_PROBLEM DESCRIPTION_.
Include the line containing "330, 340, 350];" and all lines before it, repeated exactly from the listing below, without pictures.
--- start of STORED DATA ---
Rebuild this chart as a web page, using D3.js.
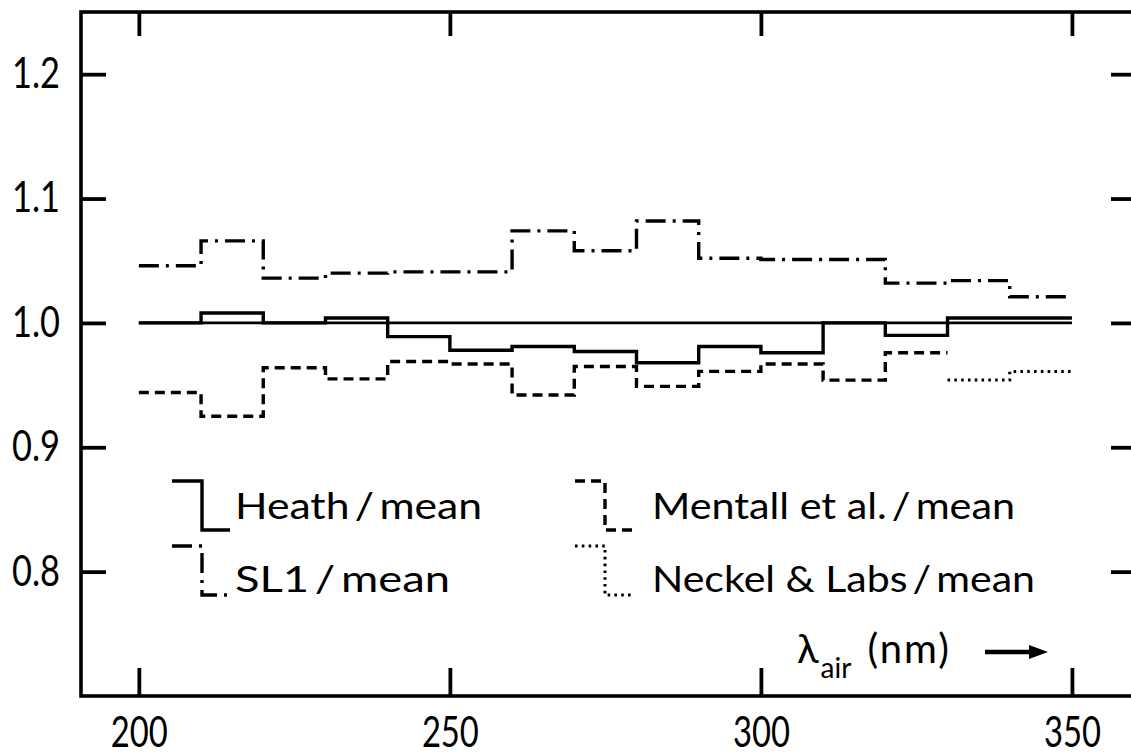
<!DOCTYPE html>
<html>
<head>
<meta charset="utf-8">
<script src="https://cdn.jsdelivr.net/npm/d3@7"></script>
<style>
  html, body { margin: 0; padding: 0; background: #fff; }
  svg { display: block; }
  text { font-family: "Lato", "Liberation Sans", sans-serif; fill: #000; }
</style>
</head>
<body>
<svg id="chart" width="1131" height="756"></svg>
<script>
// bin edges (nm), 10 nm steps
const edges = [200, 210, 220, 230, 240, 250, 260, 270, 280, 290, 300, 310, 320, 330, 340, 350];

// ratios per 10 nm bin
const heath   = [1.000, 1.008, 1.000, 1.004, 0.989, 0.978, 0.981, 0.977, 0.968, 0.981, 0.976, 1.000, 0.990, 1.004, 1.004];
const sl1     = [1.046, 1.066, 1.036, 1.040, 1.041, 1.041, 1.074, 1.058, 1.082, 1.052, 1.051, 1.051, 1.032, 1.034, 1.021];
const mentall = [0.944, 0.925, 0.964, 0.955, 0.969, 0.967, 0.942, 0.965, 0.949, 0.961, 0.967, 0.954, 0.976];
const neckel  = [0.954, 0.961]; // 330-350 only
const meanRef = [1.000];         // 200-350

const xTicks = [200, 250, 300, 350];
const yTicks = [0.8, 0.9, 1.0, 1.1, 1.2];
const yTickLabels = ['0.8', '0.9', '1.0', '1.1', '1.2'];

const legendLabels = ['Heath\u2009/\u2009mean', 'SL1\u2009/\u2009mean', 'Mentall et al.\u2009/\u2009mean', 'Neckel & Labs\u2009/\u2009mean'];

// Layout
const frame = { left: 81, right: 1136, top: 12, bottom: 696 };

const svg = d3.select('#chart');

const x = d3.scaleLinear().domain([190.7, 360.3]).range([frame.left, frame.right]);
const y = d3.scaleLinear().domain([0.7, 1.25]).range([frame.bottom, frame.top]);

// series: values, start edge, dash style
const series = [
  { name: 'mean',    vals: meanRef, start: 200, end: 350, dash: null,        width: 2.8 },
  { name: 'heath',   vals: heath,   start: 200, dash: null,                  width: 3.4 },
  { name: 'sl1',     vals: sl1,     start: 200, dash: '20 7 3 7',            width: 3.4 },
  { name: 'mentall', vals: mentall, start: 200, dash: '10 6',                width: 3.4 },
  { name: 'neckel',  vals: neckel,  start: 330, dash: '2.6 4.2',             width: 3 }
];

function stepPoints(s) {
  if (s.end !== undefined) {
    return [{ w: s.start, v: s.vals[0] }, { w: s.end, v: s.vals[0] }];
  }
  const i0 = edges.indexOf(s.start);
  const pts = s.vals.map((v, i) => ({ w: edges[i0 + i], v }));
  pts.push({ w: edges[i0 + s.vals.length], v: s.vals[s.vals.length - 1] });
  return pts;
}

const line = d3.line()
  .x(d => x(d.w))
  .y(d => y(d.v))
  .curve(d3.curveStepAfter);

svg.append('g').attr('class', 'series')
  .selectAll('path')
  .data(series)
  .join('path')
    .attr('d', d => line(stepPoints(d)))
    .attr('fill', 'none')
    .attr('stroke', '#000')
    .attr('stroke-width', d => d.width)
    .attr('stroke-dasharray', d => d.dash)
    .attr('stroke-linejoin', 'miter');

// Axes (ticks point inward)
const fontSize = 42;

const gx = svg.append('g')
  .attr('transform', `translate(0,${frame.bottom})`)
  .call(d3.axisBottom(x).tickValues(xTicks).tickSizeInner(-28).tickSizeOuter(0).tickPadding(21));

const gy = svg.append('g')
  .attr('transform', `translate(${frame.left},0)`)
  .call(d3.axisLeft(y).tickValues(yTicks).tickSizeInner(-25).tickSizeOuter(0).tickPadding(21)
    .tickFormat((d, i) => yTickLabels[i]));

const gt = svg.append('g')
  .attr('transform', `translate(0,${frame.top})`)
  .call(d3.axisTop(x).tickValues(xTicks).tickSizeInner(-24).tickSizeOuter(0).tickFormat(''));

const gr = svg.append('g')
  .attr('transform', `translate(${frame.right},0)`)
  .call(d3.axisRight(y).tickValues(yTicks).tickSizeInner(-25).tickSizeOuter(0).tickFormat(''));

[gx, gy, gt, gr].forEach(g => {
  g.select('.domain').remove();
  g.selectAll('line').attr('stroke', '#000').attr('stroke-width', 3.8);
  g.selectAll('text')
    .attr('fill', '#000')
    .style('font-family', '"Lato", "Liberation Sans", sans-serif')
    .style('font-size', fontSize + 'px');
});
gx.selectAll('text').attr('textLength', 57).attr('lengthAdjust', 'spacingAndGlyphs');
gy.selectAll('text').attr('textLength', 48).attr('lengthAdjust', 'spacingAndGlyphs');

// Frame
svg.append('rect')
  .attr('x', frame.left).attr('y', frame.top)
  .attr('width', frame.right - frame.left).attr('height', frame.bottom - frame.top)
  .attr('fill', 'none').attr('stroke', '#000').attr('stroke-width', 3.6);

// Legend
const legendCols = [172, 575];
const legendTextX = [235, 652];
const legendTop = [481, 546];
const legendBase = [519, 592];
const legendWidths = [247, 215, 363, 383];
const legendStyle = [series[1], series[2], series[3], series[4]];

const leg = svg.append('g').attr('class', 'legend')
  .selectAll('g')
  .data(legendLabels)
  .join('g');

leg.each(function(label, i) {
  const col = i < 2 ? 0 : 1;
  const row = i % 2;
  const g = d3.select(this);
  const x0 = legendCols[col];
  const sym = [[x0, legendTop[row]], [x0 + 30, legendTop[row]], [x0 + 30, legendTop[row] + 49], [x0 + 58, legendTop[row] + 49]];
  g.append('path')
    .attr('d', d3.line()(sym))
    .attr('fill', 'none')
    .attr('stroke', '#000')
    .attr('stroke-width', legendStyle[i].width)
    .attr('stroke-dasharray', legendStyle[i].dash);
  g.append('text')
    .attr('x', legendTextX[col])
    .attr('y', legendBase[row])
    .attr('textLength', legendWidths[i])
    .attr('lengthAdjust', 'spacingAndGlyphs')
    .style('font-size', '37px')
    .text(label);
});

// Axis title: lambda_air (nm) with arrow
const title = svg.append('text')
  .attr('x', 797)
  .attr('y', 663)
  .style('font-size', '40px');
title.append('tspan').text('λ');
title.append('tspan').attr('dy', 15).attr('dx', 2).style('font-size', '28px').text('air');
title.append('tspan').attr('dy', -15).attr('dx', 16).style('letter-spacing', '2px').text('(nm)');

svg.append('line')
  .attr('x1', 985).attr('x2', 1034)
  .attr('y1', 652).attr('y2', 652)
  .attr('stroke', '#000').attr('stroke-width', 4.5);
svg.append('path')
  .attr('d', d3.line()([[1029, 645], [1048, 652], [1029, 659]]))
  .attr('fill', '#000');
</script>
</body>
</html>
--- end of STORED DATA ---
_EXERCISE ANSWER_.
Rebuild this chart as a web page, using D3.js.
<!DOCTYPE html>
<html>
<head>
<meta charset="utf-8">
<script src="https://cdn.jsdelivr.net/npm/d3@7"></script>
<style>
  html, body { margin: 0; padding: 0; background: #fff; }
  svg { display: block; }
  text { font-family: "Lato", "Liberation Sans", sans-serif; fill: #000; }
</style>
</head>
<body>
<svg id="chart" width="1131" height="756"></svg>
<script>
// bin edges (nm), 10 nm steps
const edges = [200, 210, 220, 230, 240, 250, 260, 270, 280, 290, 300, 310, 320, 330, 340, 350];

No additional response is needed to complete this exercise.